» Written instruction
Reproduce the listing below in full and without alteration, apart from its pictures.

» Supplied data
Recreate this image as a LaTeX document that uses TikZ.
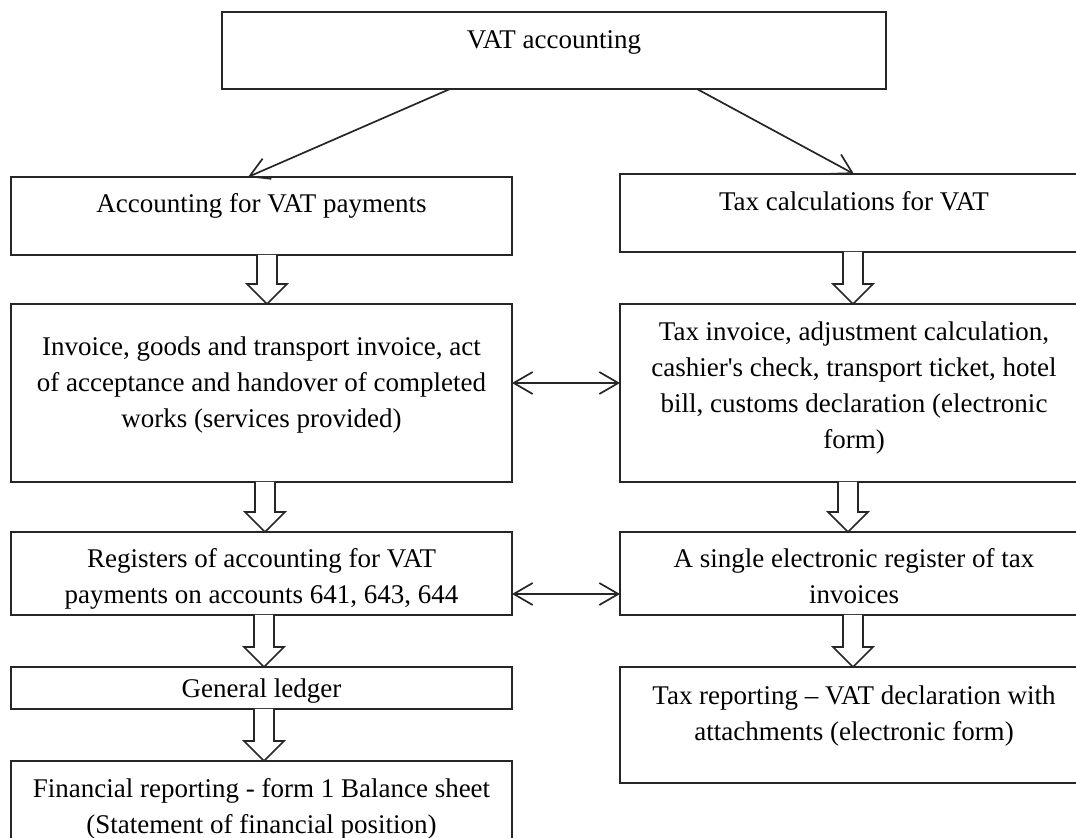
\documentclass[tikz,border=0pt]{standalone}
\usepackage{fontspec}
\setmainfont{Liberation Serif}
\usetikzlibrary{arrows.meta,calc,positioning}
\colorlet{linecol}{black!85}
\tikzstyle{box}=[draw=linecol,line width=1pt,inner sep=0pt,outer sep=0pt]
\tikzstyle{txt}=[inner sep=0pt,align=center,font=\fontsize{13.5}{18}\selectfont,execute at begin node=\strut]
\tikzset{
  wh/.style 2 args={minimum width=#1*0.5pt,minimum height=#2*0.5pt},
  link/.style={linecol,line width=0.85pt,-{Straight Barb[length=9.5pt,width=11pt]}},
  link2/.style={link,{Straight Barb[length=9.5pt,width=11pt]}-{Straight Barb[length=9.5pt,width=11pt]}},
  fat/.style={draw=linecol,fill=white,line width=0.85pt,line join=miter}}
\newcommand\fatArrow[3]{
  \coordinate (tmpT) at (#1,0 |- #2.south);
  \coordinate (tmpB) at (#1,0 |- #3.north);
  \draw[fat] ($(tmpT)+(-10,0)$) -- ($(tmpB)+(-10,20)$) -- ($(tmpB)+(-20,20)$)
    -- (tmpB) -- ($(tmpB)+(20,20)$) -- ($(tmpB)+(10,20)$) -- ($(tmpT)+(10,0)$);
}

\begin{document}
\begin{tikzpicture}[x=0.5pt,y=0.5pt]
  \useasboundingbox (0,0) rectangle (1076,-838);
  \clip (0,0) rectangle (1076,-838);

  % BOXES
  \node[box,wh={664}{77}] (vat) at (554,-50.5) {};
  \node[box,wh={501}{78}] (acc) at (261.5,-216) {};
  \node[box,wh={468}{78}] (calc) at (854,-213) {};
  \node[box,wh={501}{178}] (inv) at (261.5,-393) {};
  \node[box,wh={468}{178}] (taxinv) at (854,-393) {};
  \node[box,wh={501}{83}] (reg) at (261.5,-573.5) {};
  \node[box,wh={468}{83}] (ereg) at (854,-573.5) {};
  \node[box,wh={501}{42}] (ledger) at (261.5,-688) {};
  \node[box,wh={501}{89}] (fin) at (261.5,-805.5) {};
  \node[box,wh={468}{116}] (taxrep) at (854,-725) {};

  % TEXTS
  \node[txt,below=5.5pt of vat.north] (vat-t) {VAT accounting};
  \node[txt,below=5pt of acc.north] (acc-t) {Accounting for VAT payments};
  \node[txt,below=5.5pt of calc.north] (calc-t) {Tax calculations for VAT};
  \node[txt,below=16pt of inv.north] (inv-t) {Invoice, goods and transport invoice, act\\
    of acceptance and handover of completed\\ works (services provided)};
  \node[txt,below=8.5pt of taxinv.north] (taxinv-t) {Tax invoice, adjustment calculation,\\
    cashier\textquotesingle s check, transport ticket, hotel\\
    bill, customs declaration (electronic\\ form)};
  \node[txt,below=8pt of reg.north] (reg-t) {Registers of accounting for VAT\\
    payments on accounts 641, 643, 644};
  \node[txt,below=8pt of ereg.north] (ereg-t) {A single electronic register of tax\\ invoices};
  \node[txt,below=2.3pt of ledger.north] (ledger-t) {General ledger};
  \node[txt,below=8.5pt of fin.north] (fin-t) {Financial reporting - form 1 Balance sheet\\
    (Statement of financial position)};
  \node[txt,below=9pt of taxrep.north] (taxrep-t) {Tax reporting -- VAT declaration with\\
    attachments (electronic form)};

  % ARROWS
  \draw[link] (vat.south -| 450,0) -- (acc.north -| 248,0);
  \draw[link] (vat.south -| 697,0) -- (calc.north -| 854,0);
  \draw[link2] (inv.east |- 0,-383) -- (taxinv.west |- 0,-383);
  \draw[link2] (reg.east |- 0,-594) -- (ereg.west |- 0,-594);
  \fatArrow{267}{acc}{inv}
  \fatArrow{853}{calc}{taxinv}
  \fatArrow{265}{inv}{reg}
  \fatArrow{848}{taxinv}{ereg}
  \fatArrow{264}{reg}{ledger}
  \fatArrow{853}{ereg}{taxrep}
  \fatArrow{264}{ledger}{fin}
\end{tikzpicture}
\end{document}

» Response
Recreate this image as a LaTeX document that uses TikZ.
\documentclass[tikz,border=0pt]{standalone}
\usepackage{fontspec}
\setmainfont{Liberation Serif}
\usetikzlibrary{arrows.meta,calc,positioning}
\colorlet{linecol}{black!85}
\tikzstyle{box}=[draw=linecol,line width=1pt,inner sep=0pt,outer sep=0pt]
\tikzstyle{txt}=[inner sep=0pt,align=center,font=\fontsize{13.5}{18}\selectfont,execute at begin node=\strut]
\tikzset{
  wh/.style 2 args={minimum width=#1*0.5pt,minimum height=#2*0.5pt},
  link/.style={linecol,line width=0.85pt,-{Straight Barb[length=9.5pt,width=11pt]}},
  link2/.style={link,{Straight Barb[length=9.5pt,width=11pt]}-{Straight Barb[length=9.5pt,width=11pt]}},
  fat/.style={draw=linecol,fill=white,line width=0.85pt,line join=miter}}
\newcommand\fatArrow[3]{
  \coordinate (tmpT) at (#1,0 |- #2.south);
  \coordinate (tmpB) at (#1,0 |- #3.north);
  \draw[fat] ($(tmpT)+(-10,0)$) -- ($(tmpB)+(-10,20)$) -- ($(tmpB)+(-20,20)$)
    -- (tmpB) -- ($(tmpB)+(20,20)$) -- ($(tmpB)+(10,20)$) -- ($(tmpT)+(10,0)$);
}

\begin{document}
\begin{tikzpicture}[x=0.5pt,y=0.5pt]
  \useasboundingbox (0,0) rectangle (1076,-838);
  \clip (0,0) rectangle (1076,-838);

  % BOXES
  \node[box,wh={664}{77}] (vat) at (554,-50.5) {};
  \node[box,wh={501}{78}] (acc) at (261.5,-216) {};
  \node[box,wh={468}{78}] (calc) at (854,-213) {};
  \node[box,wh={501}{178}] (inv) at (261.5,-393) {};
  \node[box,wh={468}{178}] (taxinv) at (854,-393) {};
  \node[box,wh={501}{83}] (reg) at (261.5,-573.5) {};
  \node[box,wh={468}{83}] (ereg) at (854,-573.5) {};
  \node[box,wh={501}{42}] (ledger) at (261.5,-688) {};
  \node[box,wh={501}{89}] (fin) at (261.5,-805.5) {};
  \node[box,wh={468}{116}] (taxrep) at (854,-725) {};

  % TEXTS
  \node[txt,below=5.5pt of vat.north] (vat-t) {VAT accounting};
  \node[txt,below=5pt of acc.north] (acc-t) {Accounting for VAT payments};
  \node[txt,below=5.5pt of calc.north] (calc-t) {Tax calculations for VAT};
  \node[txt,below=16pt of inv.north] (inv-t) {Invoice, goods and transport invoice, act\\
    of acceptance and handover of completed\\ works (services provided)};
  \node[txt,below=8.5pt of taxinv.north] (taxinv-t) {Tax invoice, adjustment calculation,\\
    cashier\textquotesingle s check, transport ticket, hotel\\
    bill, customs declaration (electronic\\ form)};
  \node[txt,below=8pt of reg.north] (reg-t) {Registers of accounting for VAT\\
    payments on accounts 641, 643, 644};
  \node[txt,below=8pt of ereg.north] (ereg-t) {A single electronic register of tax\\ invoices};
  \node[txt,below=2.3pt of ledger.north] (ledger-t) {General ledger};
  \node[txt,below=8.5pt of fin.north] (fin-t) {Financial reporting - form 1 Balance sheet\\
    (Statement of financial position)};
  \node[txt,below=9pt of taxrep.north] (taxrep-t) {Tax reporting -- VAT declaration with\\
    attachments (electronic form)};

  % ARROWS
  \draw[link] (vat.south -| 450,0) -- (acc.north -| 248,0);
  \draw[link] (vat.south -| 697,0) -- (calc.north -| 854,0);
  \draw[link2] (inv.east |- 0,-383) -- (taxinv.west |- 0,-383);
  \draw[link2] (reg.east |- 0,-594) -- (ereg.west |- 0,-594);
  \fatArrow{267}{acc}{inv}
  \fatArrow{853}{calc}{taxinv}
  \fatArrow{265}{inv}{reg}
  \fatArrow{848}{taxinv}{ereg}
  \fatArrow{264}{reg}{ledger}
  \fatArrow{853}{ereg}{taxrep}
  \fatArrow{264}{ledger}{fin}
\end{tikzpicture}
\end{document}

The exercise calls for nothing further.